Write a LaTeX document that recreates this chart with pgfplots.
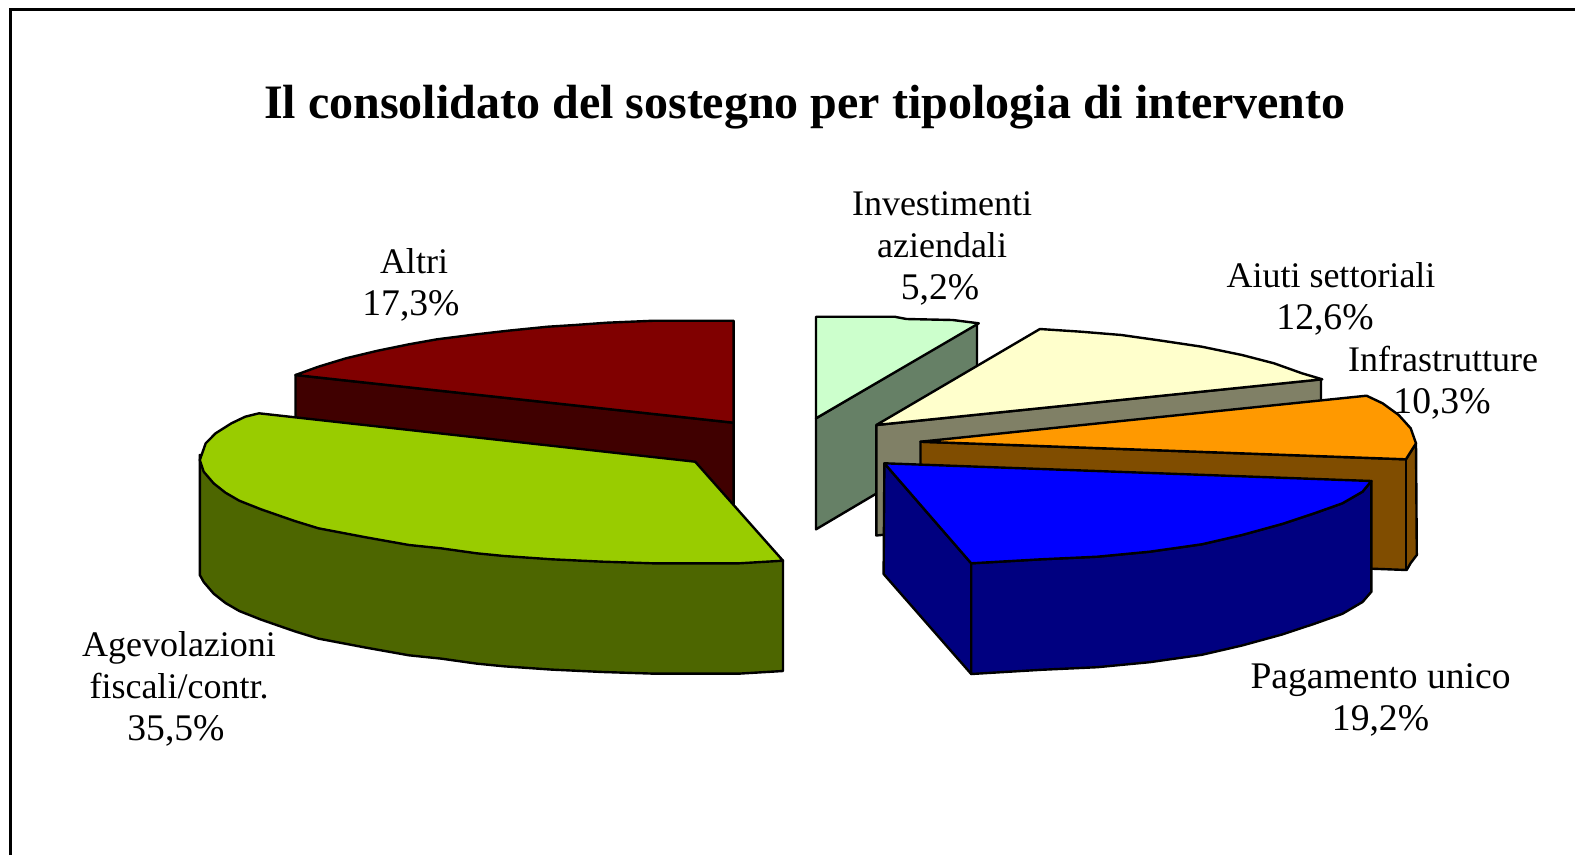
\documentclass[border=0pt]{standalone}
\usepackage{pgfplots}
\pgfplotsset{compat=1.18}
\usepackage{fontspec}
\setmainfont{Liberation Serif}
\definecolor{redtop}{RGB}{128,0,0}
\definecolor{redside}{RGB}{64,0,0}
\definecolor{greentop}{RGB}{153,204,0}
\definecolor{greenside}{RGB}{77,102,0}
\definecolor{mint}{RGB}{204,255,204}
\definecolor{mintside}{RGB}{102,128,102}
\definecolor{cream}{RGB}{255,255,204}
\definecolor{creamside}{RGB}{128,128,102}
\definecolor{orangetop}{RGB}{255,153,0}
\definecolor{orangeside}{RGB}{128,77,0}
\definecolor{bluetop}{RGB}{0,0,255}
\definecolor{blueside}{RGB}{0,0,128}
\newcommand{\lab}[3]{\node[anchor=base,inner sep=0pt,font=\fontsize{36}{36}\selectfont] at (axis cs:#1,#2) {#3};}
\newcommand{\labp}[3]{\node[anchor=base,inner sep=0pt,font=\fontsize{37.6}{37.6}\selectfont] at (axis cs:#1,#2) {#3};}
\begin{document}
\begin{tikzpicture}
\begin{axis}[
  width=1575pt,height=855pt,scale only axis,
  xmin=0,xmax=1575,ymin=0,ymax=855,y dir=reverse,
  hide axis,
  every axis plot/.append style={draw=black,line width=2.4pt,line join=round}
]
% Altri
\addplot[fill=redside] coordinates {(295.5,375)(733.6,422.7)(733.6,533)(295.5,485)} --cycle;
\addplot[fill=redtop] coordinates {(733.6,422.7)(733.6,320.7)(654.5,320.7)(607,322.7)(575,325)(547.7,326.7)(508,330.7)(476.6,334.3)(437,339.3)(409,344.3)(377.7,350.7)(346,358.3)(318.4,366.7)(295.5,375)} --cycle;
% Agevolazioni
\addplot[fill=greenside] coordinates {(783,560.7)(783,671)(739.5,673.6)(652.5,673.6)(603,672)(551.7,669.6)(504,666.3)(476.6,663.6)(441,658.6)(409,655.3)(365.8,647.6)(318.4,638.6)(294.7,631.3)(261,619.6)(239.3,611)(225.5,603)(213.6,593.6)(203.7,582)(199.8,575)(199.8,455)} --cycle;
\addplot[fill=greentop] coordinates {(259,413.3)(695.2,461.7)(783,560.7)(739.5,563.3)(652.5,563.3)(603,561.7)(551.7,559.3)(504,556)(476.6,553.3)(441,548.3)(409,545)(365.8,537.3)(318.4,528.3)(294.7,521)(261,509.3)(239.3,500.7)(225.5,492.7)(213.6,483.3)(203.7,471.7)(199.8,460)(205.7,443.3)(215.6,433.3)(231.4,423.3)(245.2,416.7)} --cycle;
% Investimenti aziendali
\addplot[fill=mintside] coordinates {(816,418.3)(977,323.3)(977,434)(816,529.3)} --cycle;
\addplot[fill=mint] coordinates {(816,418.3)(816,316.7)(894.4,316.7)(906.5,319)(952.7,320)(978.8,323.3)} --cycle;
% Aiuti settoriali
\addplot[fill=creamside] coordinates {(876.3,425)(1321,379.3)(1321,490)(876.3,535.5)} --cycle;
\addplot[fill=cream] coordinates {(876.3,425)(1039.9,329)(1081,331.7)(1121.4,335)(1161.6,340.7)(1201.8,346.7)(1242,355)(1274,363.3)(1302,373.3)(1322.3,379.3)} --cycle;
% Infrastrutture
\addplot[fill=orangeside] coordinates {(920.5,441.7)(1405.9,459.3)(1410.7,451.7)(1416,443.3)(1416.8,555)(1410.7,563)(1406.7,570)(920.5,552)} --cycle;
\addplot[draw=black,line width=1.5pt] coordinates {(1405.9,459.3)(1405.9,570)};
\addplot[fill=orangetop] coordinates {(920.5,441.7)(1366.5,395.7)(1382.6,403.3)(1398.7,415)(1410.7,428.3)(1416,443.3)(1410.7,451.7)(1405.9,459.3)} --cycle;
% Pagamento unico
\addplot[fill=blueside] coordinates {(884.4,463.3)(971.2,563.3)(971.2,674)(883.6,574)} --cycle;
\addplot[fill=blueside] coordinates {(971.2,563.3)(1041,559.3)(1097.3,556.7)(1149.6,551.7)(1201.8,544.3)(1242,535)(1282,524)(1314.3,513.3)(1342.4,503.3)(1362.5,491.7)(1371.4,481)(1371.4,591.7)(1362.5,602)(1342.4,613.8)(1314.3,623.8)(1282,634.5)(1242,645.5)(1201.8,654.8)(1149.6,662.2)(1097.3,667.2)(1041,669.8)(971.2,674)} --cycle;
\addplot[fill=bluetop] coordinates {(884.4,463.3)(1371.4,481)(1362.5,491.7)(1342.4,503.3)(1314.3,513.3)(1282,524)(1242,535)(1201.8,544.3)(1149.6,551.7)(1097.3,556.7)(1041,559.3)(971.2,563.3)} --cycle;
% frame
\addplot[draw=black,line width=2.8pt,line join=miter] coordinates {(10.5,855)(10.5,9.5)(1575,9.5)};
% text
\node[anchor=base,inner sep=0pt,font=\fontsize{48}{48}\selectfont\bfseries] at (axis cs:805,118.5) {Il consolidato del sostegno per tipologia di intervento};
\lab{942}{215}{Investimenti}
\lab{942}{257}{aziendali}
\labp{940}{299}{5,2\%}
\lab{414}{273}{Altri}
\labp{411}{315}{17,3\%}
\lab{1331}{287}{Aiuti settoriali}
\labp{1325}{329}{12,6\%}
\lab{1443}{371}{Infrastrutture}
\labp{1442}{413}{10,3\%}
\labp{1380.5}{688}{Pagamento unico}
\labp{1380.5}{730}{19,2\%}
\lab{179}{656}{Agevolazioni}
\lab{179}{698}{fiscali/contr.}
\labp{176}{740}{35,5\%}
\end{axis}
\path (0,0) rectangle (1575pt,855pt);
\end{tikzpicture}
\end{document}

→ EXERCISE GOAL: Reproduce every line exactly and omit all pictures.

→ IN RESPONSE:
Write a LaTeX document that recreates this chart with pgfplots.
\documentclass[border=0pt]{standalone}
\usepackage{pgfplots}
\pgfplotsset{compat=1.18}
\usepackage{fontspec}
\setmainfont{Liberation Serif}
\definecolor{redtop}{RGB}{128,0,0}
\definecolor{redside}{RGB}{64,0,0}
\definecolor{greentop}{RGB}{153,204,0}
\definecolor{greenside}{RGB}{77,102,0}
\definecolor{mint}{RGB}{204,255,204}
\definecolor{mintside}{RGB}{102,128,102}
\definecolor{cream}{RGB}{255,255,204}
\definecolor{creamside}{RGB}{128,128,102}
\definecolor{orangetop}{RGB}{255,153,0}
\definecolor{orangeside}{RGB}{128,77,0}
\definecolor{bluetop}{RGB}{0,0,255}
\definecolor{blueside}{RGB}{0,0,128}
\newcommand{\lab}[3]{\node[anchor=base,inner sep=0pt,font=\fontsize{36}{36}\selectfont] at (axis cs:#1,#2) {#3};}
\newcommand{\labp}[3]{\node[anchor=base,inner sep=0pt,font=\fontsize{37.6}{37.6}\selectfont] at (axis cs:#1,#2) {#3};}
\begin{document}
\begin{tikzpicture}
\begin{axis}[
  width=1575pt,height=855pt,scale only axis,
  xmin=0,xmax=1575,ymin=0,ymax=855,y dir=reverse,
  hide axis,
  every axis plot/.append style={draw=black,line width=2.4pt,line join=round}
]
% Altri
\addplot[fill=redside] coordinates {(295.5,375)(733.6,422.7)(733.6,533)(295.5,485)} --cycle;
\addplot[fill=redtop] coordinates {(733.6,422.7)(733.6,320.7)(654.5,320.7)(607,322.7)(575,325)(547.7,326.7)(508,330.7)(476.6,334.3)(437,339.3)(409,344.3)(377.7,350.7)(346,358.3)(318.4,366.7)(295.5,375)} --cycle;
% Agevolazioni
\addplot[fill=greenside] coordinates {(783,560.7)(783,671)(739.5,673.6)(652.5,673.6)(603,672)(551.7,669.6)(504,666.3)(476.6,663.6)(441,658.6)(409,655.3)(365.8,647.6)(318.4,638.6)(294.7,631.3)(261,619.6)(239.3,611)(225.5,603)(213.6,593.6)(203.7,582)(199.8,575)(199.8,455)} --cycle;
\addplot[fill=greentop] coordinates {(259,413.3)(695.2,461.7)(783,560.7)(739.5,563.3)(652.5,563.3)(603,561.7)(551.7,559.3)(504,556)(476.6,553.3)(441,548.3)(409,545)(365.8,537.3)(318.4,528.3)(294.7,521)(261,509.3)(239.3,500.7)(225.5,492.7)(213.6,483.3)(203.7,471.7)(199.8,460)(205.7,443.3)(215.6,433.3)(231.4,423.3)(245.2,416.7)} --cycle;
% Investimenti aziendali
\addplot[fill=mintside] coordinates {(816,418.3)(977,323.3)(977,434)(816,529.3)} --cycle;
\addplot[fill=mint] coordinates {(816,418.3)(816,316.7)(894.4,316.7)(906.5,319)(952.7,320)(978.8,323.3)} --cycle;
% Aiuti settoriali
\addplot[fill=creamside] coordinates {(876.3,425)(1321,379.3)(1321,490)(876.3,535.5)} --cycle;
\addplot[fill=cream] coordinates {(876.3,425)(1039.9,329)(1081,331.7)(1121.4,335)(1161.6,340.7)(1201.8,346.7)(1242,355)(1274,363.3)(1302,373.3)(1322.3,379.3)} --cycle;
% Infrastrutture
\addplot[fill=orangeside] coordinates {(920.5,441.7)(1405.9,459.3)(1410.7,451.7)(1416,443.3)(1416.8,555)(1410.7,563)(1406.7,570)(920.5,552)} --cycle;
\addplot[draw=black,line width=1.5pt] coordinates {(1405.9,459.3)(1405.9,570)};
\addplot[fill=orangetop] coordinates {(920.5,441.7)(1366.5,395.7)(1382.6,403.3)(1398.7,415)(1410.7,428.3)(1416,443.3)(1410.7,451.7)(1405.9,459.3)} --cycle;
% Pagamento unico
\addplot[fill=blueside] coordinates {(884.4,463.3)(971.2,563.3)(971.2,674)(883.6,574)} --cycle;
\addplot[fill=blueside] coordinates {(971.2,563.3)(1041,559.3)(1097.3,556.7)(1149.6,551.7)(1201.8,544.3)(1242,535)(1282,524)(1314.3,513.3)(1342.4,503.3)(1362.5,491.7)(1371.4,481)(1371.4,591.7)(1362.5,602)(1342.4,613.8)(1314.3,623.8)(1282,634.5)(1242,645.5)(1201.8,654.8)(1149.6,662.2)(1097.3,667.2)(1041,669.8)(971.2,674)} --cycle;
\addplot[fill=bluetop] coordinates {(884.4,463.3)(1371.4,481)(1362.5,491.7)(1342.4,503.3)(1314.3,513.3)(1282,524)(1242,535)(1201.8,544.3)(1149.6,551.7)(1097.3,556.7)(1041,559.3)(971.2,563.3)} --cycle;
% frame
\addplot[draw=black,line width=2.8pt,line join=miter] coordinates {(10.5,855)(10.5,9.5)(1575,9.5)};
% text
\node[anchor=base,inner sep=0pt,font=\fontsize{48}{48}\selectfont\bfseries] at (axis cs:805,118.5) {Il consolidato del sostegno per tipologia di intervento};
\lab{942}{215}{Investimenti}
\lab{942}{257}{aziendali}
\labp{940}{299}{5,2\%}
\lab{414}{273}{Altri}
\labp{411}{315}{17,3\%}
\lab{1331}{287}{Aiuti settoriali}
\labp{1325}{329}{12,6\%}
\lab{1443}{371}{Infrastrutture}
\labp{1442}{413}{10,3\%}
\labp{1380.5}{688}{Pagamento unico}
\labp{1380.5}{730}{19,2\%}
\lab{179}{656}{Agevolazioni}
\lab{179}{698}{fiscali/contr.}
\labp{176}{740}{35,5\%}
\end{axis}
\path (0,0) rectangle (1575pt,855pt);
\end{tikzpicture}
\end{document}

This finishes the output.